CEO Bob Iger says Disney World business has slackened amid a ‘softening’ of tourism | Orlando Area News | Orlando

Disney CEO Bob Iger didn’t address the entertainment giant’s continuing fight with Gov. Ron DeSantis during a quarterly earnings call Wednesday.

But Iger noted Walt Disney World’s business has slackened amid an overall “softening” of tourism in many pockets of Florida.

“We saw softer performance at Walt Disney World from the prior year, coming off our highly successful 50th anniversary celebration,” Iger said during the conference call, which mostly focused on the company’s online streaming services.

“Also, as post-COVID pent-up demand continues to level off in Florida, local tax data shows evidence of some softening in several major Florida tourism markets. And the strong dollar is expected to continue tamping down international visitation to the state,” Iger added. “However, Walt Disney World is still performing well above pre-COVID levels, 21 percent higher in revenue and 29 percent higher in operating income compared to fiscal 2019.”

The state’s second-quarter tourism numbers will be out in the next couple of weeks. Orange County recently announced tourist-development tax collections on hotel and vacation-rental room nights were down more than 7 percent in June from June 2022.

Iger didn’t bring up —- and no questions were asked about —- the company’s ongoing legal and ideological clashes with DeSantis that began after Disney opposed a 2022 law that restricts instruction in public schools on sexual orientation and gender identity.

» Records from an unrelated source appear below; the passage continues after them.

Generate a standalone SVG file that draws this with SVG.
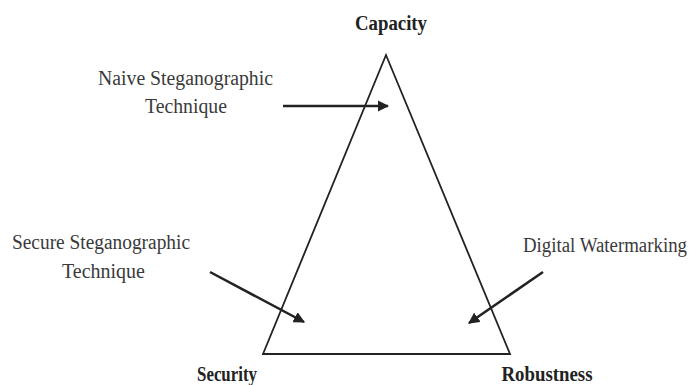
<svg xmlns="http://www.w3.org/2000/svg" width="697" height="385" viewBox="0 0 697 385">
<style>
.t{font-family:"Liberation Serif","Times New Roman",serif;font-size:20px;fill:#3a3a3a}
.b{font-family:"Liberation Serif","Times New Roman",serif;font-size:20px;font-weight:bold;fill:#222}
.a{stroke:#222;stroke-width:2.5;fill:none;marker-end:url(#ah)}
</style>
<defs>
<marker id="ah" viewBox="0 0 10 10" refX="9" refY="5" markerWidth="4.5" markerHeight="4.5" orient="auto" markerUnits="strokeWidth">
<path d="M0,0 L10,5 L0,10 z" fill="#222"/>
</marker>
</defs>
<rect width="697" height="385" fill="#fff"/>
<g id="triangle">
<polygon points="386,55 263,354 510,354" fill="none" stroke="#222" stroke-width="1.8"/>
</g>
<g id="capacity"><text class="b" x="391" y="30" text-anchor="middle" textLength="72" lengthAdjust="spacingAndGlyphs">Capacity</text></g>
<g id="security"><text class="b" x="227" y="381" text-anchor="middle" textLength="60" lengthAdjust="spacingAndGlyphs">Security</text></g>
<g id="robustness"><text class="b" x="547" y="381" text-anchor="middle" textLength="91" lengthAdjust="spacingAndGlyphs">Robustness</text></g>
<g id="naive">
<text class="t" x="185.5" y="85" text-anchor="middle" textLength="175" lengthAdjust="spacingAndGlyphs">Naive Steganographic</text>
<text class="t" x="186" y="113" text-anchor="middle" textLength="82" lengthAdjust="spacingAndGlyphs">Technique</text>
</g>
<g id="secure">
<text class="t" x="101" y="249" text-anchor="middle" textLength="178" lengthAdjust="spacingAndGlyphs">Secure Steganographic</text>
<text class="t" x="103.5" y="278" text-anchor="middle" textLength="83" lengthAdjust="spacingAndGlyphs">Technique</text>
</g>
<g id="watermarking">
<text class="t" x="523" y="252" textLength="164" lengthAdjust="spacingAndGlyphs">Digital Watermarking</text>
</g>
<g id="connectors">
<line class="a" x1="283" y1="106" x2="388" y2="106"/>
<line class="a" x1="210" y1="272" x2="304" y2="322"/>
<line class="a" x1="543" y1="272" x2="469" y2="323"/>
</g>
</svg>
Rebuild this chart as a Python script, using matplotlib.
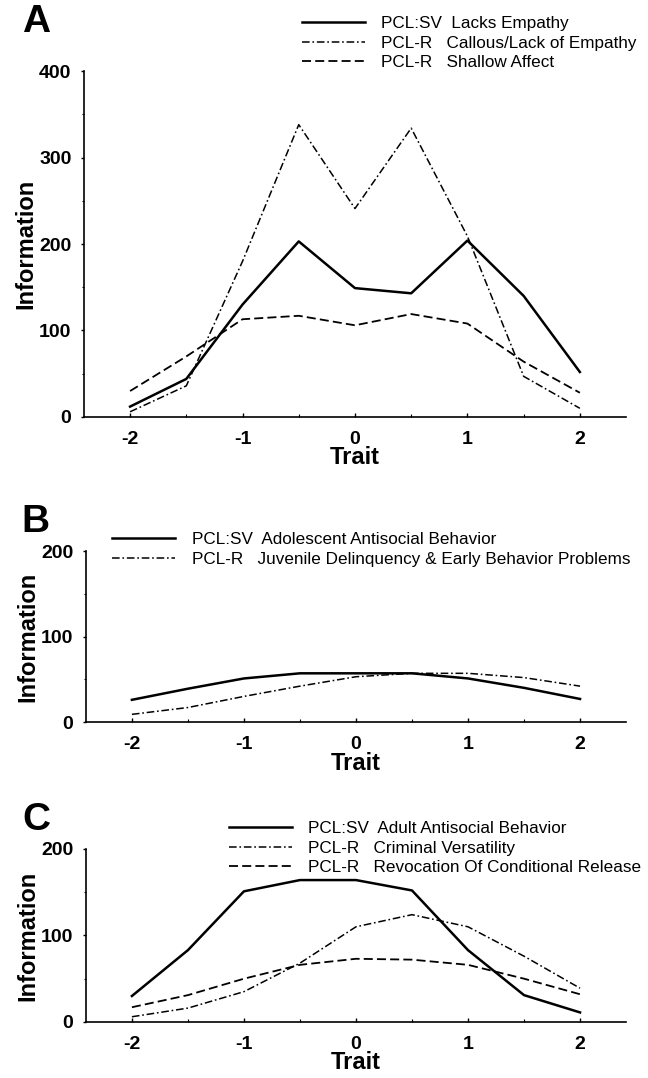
import matplotlib
matplotlib.use('Agg')
import matplotlib.pyplot as plt
from matplotlib.ticker import MultipleLocator

plt.rcParams['font.family'] = ['Liberation Sans', 'DejaVu Sans']
plt.rcParams['lines.scale_dashes'] = False
plt.rcParams['axes.unicode_minus'] = False

trait = [-2, -1.5, -1, -0.5, 0, 0.5, 1, 1.5, 2]

# panel A
lacks_empathy = [12, 44, 130, 203, 149, 143, 204, 140, 52]
callous = [6, 36, 180, 338, 241, 334, 209, 47, 10]
shallow_affect = [30, 70, 113, 117, 106, 119, 108, 64, 28]
labels_a = ['PCL:SV  Lacks Empathy',
            'PCL-R   Callous/Lack of Empathy',
            'PCL-R   Shallow Affect']

# panel B
adolescent = [26, 39, 51, 57, 57, 57, 51, 40, 27]
juvenile = [9, 17, 30, 42, 53, 57, 57, 52, 42]
labels_b = ['PCL:SV  Adolescent Antisocial Behavior',
            'PCL-R   Juvenile Delinquency & Early Behavior Problems']

# panel C
adult = [30, 83, 151, 164, 164, 152, 83, 31, 11]
versatility = [6, 16, 35, 68, 110, 124, 110, 76, 39]
revocation = [17, 31, 50, 66, 73, 72, 66, 50, 32]
labels_c = ['PCL:SV  Adult Antisocial Behavior',
            'PCL-R   Criminal Versatility',
            'PCL-R   Revocation Of Conditional Release']

SOLID = dict(color='black', lw=1.8, linestyle='-')
DASHDOT = dict(color='black', lw=1.1, dashes=(5.5, 2, 1.2, 2))
DASHED = dict(color='black', lw=1.3, dashes=(6.5, 3))


def style_axes(ax, ymax):
    ax.set_xlim(-2.41, 2.41)
    ax.set_ylim(0, ymax)
    ax.set_xticks([-2, -1, 0, 1, 2])
    ax.set_yticks(range(0, ymax + 1, 100))
    ax.xaxis.set_minor_locator(MultipleLocator(0.5))
    ax.yaxis.set_minor_locator(MultipleLocator(50))
    for s in ['top', 'right']:
        ax.spines[s].set_visible(False)
    for s in ['left', 'bottom']:
        ax.spines[s].set_linewidth(1.2)
    ax.tick_params(axis='x', which='major', direction='in', length=3, width=1,
                   pad=10, labelsize=14)
    ax.tick_params(axis='x', which='minor', direction='in', length=2, width=0.8)
    ax.tick_params(axis='y', which='major', direction='out', length=2.5, width=1,
                   pad=6.5, labelsize=14)
    ax.tick_params(axis='y', which='minor', direction='out', length=1.5, width=0.8)
    for lbl in ax.get_xticklabels() + ax.get_yticklabels():
        lbl.set_fontweight('bold')
    ax.set_xlabel('Trait', fontsize=17, fontweight='bold', labelpad=-1)
    ax.set_ylabel('Information', fontsize=17, fontweight='bold', labelpad=1.5)


def add_legend(ax, x, y):
    ax.legend(loc='upper left', bbox_to_anchor=(x, y), bbox_transform=fig.transFigure,
              frameon=False, fontsize=12.3, handlelength=3.7, handletextpad=0.95,
              labelspacing=0.27, borderpad=0, borderaxespad=0)


fig = plt.figure(figsize=(6.48, 10.78), dpi=100)

ax_a = fig.add_axes([0.1296, 0.6132, 0.8364, 0.3209])
ax_a.plot(trait, lacks_empathy, label=labels_a[0], **SOLID)
ax_a.plot(trait, callous, label=labels_a[1], **DASHDOT)
ax_a.plot(trait, shallow_affect, label=labels_a[2], **DASHED)
style_axes(ax_a, 400)
add_legend(ax_a, 0.466, 0.9852)

ax_b = fig.add_axes([0.1327, 0.3302, 0.8333, 0.1586])
ax_b.plot(trait, adolescent, label=labels_b[0], **SOLID)
ax_b.plot(trait, juvenile, label=labels_b[1], **DASHDOT)
style_axes(ax_b, 200)
add_legend(ax_b, 0.173, 0.5065)

ax_c = fig.add_axes([0.1327, 0.0520, 0.8333, 0.1605])
ax_c.plot(trait, adult, label=labels_c[0], **SOLID)
ax_c.plot(trait, versatility, label=labels_c[1], **DASHDOT)
ax_c.plot(trait, revocation, label=labels_c[2], **DASHED)
style_axes(ax_c, 200)
add_legend(ax_c, 0.353, 0.2384)

for letter, x, y in [('A', 36, 22), ('B', 35, 522), ('C', 36, 820)]:
    fig.text(x / 648, 1 - y / 1078, letter, fontsize=28, fontweight='bold',
             ha='center', va='center')

fig.savefig('out.png', dpi=100)
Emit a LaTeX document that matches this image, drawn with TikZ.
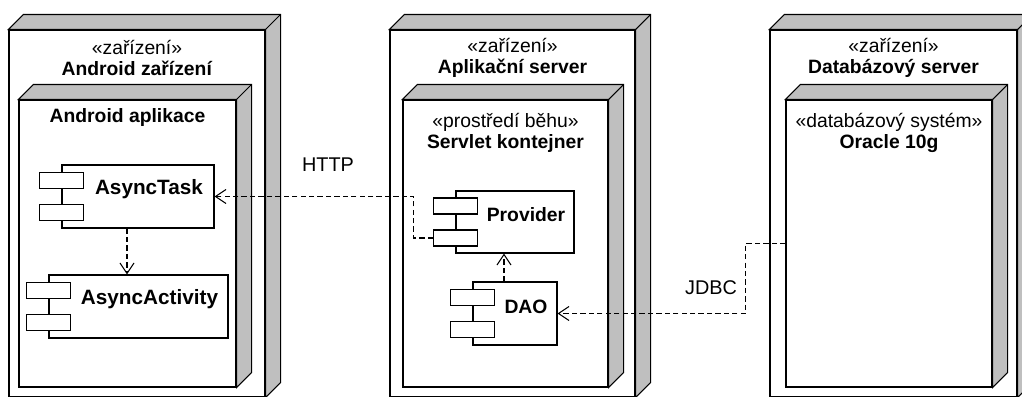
\documentclass[tikz,border=0pt]{standalone}
\usepackage{fontspec}
\setmainfont{Liberation Sans}
\usetikzlibrary{positioning,fit,arrows.meta}

\tikzset{
  box/.style={draw, fill=white, inner sep=0pt},
  face/.style={draw, fill=black!25},
  comp/.style={draw, fill=white, inner sep=0pt, font=\bfseries\fontsize{11}{13}\selectfont,
    execute at begin node=\hspace*{0.44cm}},
  bigcomp/.style={comp, font=\bfseries\fontsize{11.8}{13}\selectfont},
  port/.style={draw, fill=white, minimum width=0.88cm, minimum height=0.32cm, inner sep=0pt},
  title/.style={align=center, font=\fontsize{11}{11.9}\selectfont},
  lbl/.style={font=\fontsize{11.3}{13}\selectfont},
  dep/.style={dash pattern=on 3pt off 1.8pt, -{Straight Barb[length=6pt,width=8pt]}},
}
% gray top and right side of a 3D box
\newcommand{\depthface}[1]{%
  \filldraw[face] (#1.north west) -- ++(15,-15) -- ([shift={(15,-15)}]#1.north east)
    -- ([shift={(15,-15)}]#1.south east) -- (#1.south east) -- (#1.north east) -- cycle;
  \draw (#1.north east) -- ++(15,-15);}

\begin{document}
\begin{tikzpicture}[x=0.02cm, y=-0.02cm, line width=0.6pt]
    \useasboundingbox (0,0) rectangle (1022,396);
    \clip (0,0) rectangle (1022,396);

    % devices
    \node[box, fit={(9,30) (265,397)}]   (dev1) {}; \depthface{dev1}
    \node[box, fit={(390,30) (635,397)}] (dev2) {}; \depthface{dev2}
    \node[box, fit={(770,30) (1017,397)}] (dev3) {}; \depthface{dev3}
    \node[title] (dev1-t) at (137,58)   {«zařízení»\\\textbf{Android zařízení}};
    \node[title] (dev2-t) at (512.5,58) {«zařízení»\\\textbf{Aplikační server}};
    \node[title] (dev3-t) at (893.5,58) {«zařízení»\\\textbf{Databázový server}};

    % execution environments
    \node[box, fit={(19,100) (236,387)}]  (app)  {}; \depthface{app}
    \node[box, fit={(403,100) (608,387)}] (cont) {}; \depthface{cont}
    \node[box, fit={(786,100) (992,387)}] (db)   {}; \depthface{db}
    \node[title] (app-t)  at (127.5,118) {\textbf{Android aplikace}};
    \node[title] (cont-t) at (505.5,133) {«prostředí běhu»\\\textbf{Servlet kontejner}};
    \node[title] (db-t)   at (889,133)   {«databázový systém»\\\textbf{Oracle 10g}};

    % components
    \node[bigcomp, fit={(62,165) (214,228)}] (task) {AsyncTask};
    \node[port] (task-p1) at ([shift={(0,-16)}]task.west) {};
    \node[port] (task-p2) at ([shift={(0,16)}]task.west)  {};
    \node[bigcomp, fit={(49,275) (228,338)}] (act)  {AsyncActivity};
    \node[port] (act-p1) at ([shift={(0,-16)}]act.west) {};
    \node[port] (act-p2) at ([shift={(0,16)}]act.west)  {};
    \node[comp, fit={(456,191) (574,253)}] (prov) {Provider};
    \node[port] (prov-p1) at ([shift={(0,-16)}]prov.west) {};
    \node[port] (prov-p2) at ([shift={(0,16)}]prov.west)  {};
    \node[comp, fit={(473,282) (557,345)}] (dao)  {DAO};
    \node[port] (dao-p1) at ([shift={(0,-16)}]dao.west) {};
    \node[port] (dao-p2) at ([shift={(0,16)}]dao.west)  {};

    % dependencies
    \draw[dep] ([xshift=-0.22cm]task.south) -- ([xshift=-0.22cm]task.south |- act.north);
    \draw[dep] ([xshift=-0.22cm]dao.north) -- ([xshift=-0.22cm]dao.north |- prov.south);
    \draw[dep] (prov-p2.west) -- ++(-19,0) |- (task.east);
    \draw[dep] (db.west) -- ++(-40,0) |- (dao.east);
    \node[lbl] (http) at (328,165) {HTTP};
    \node[lbl] (jdbc) at (711,288) {JDBC};
\end{tikzpicture}
\end{document}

Also, the company’s decision in May to scrap plans to build a nearly $1 billion office complex in the Orlando area and add 2,000 jobs in Florida was not brought up during the earnings call.

“We’re making numerous investments globally to grow our parks’ business over the next five years, and I’m very optimistic about the future of this business over the long term,” Iger said.

The company’s quarterly report said a “decrease at Walt Disney World Resort was primarily due to higher costs and lower volumes.”

“The increase in costs was attributable to inflation and accelerated depreciation related to the planned closure of Star Wars: Galactic Starcruiser,” the report said. “Lower volumes were due to decreases in occupied room nights and attendance.”

The report noted growth at Disney Cruise Line through an increase in passenger cruise days.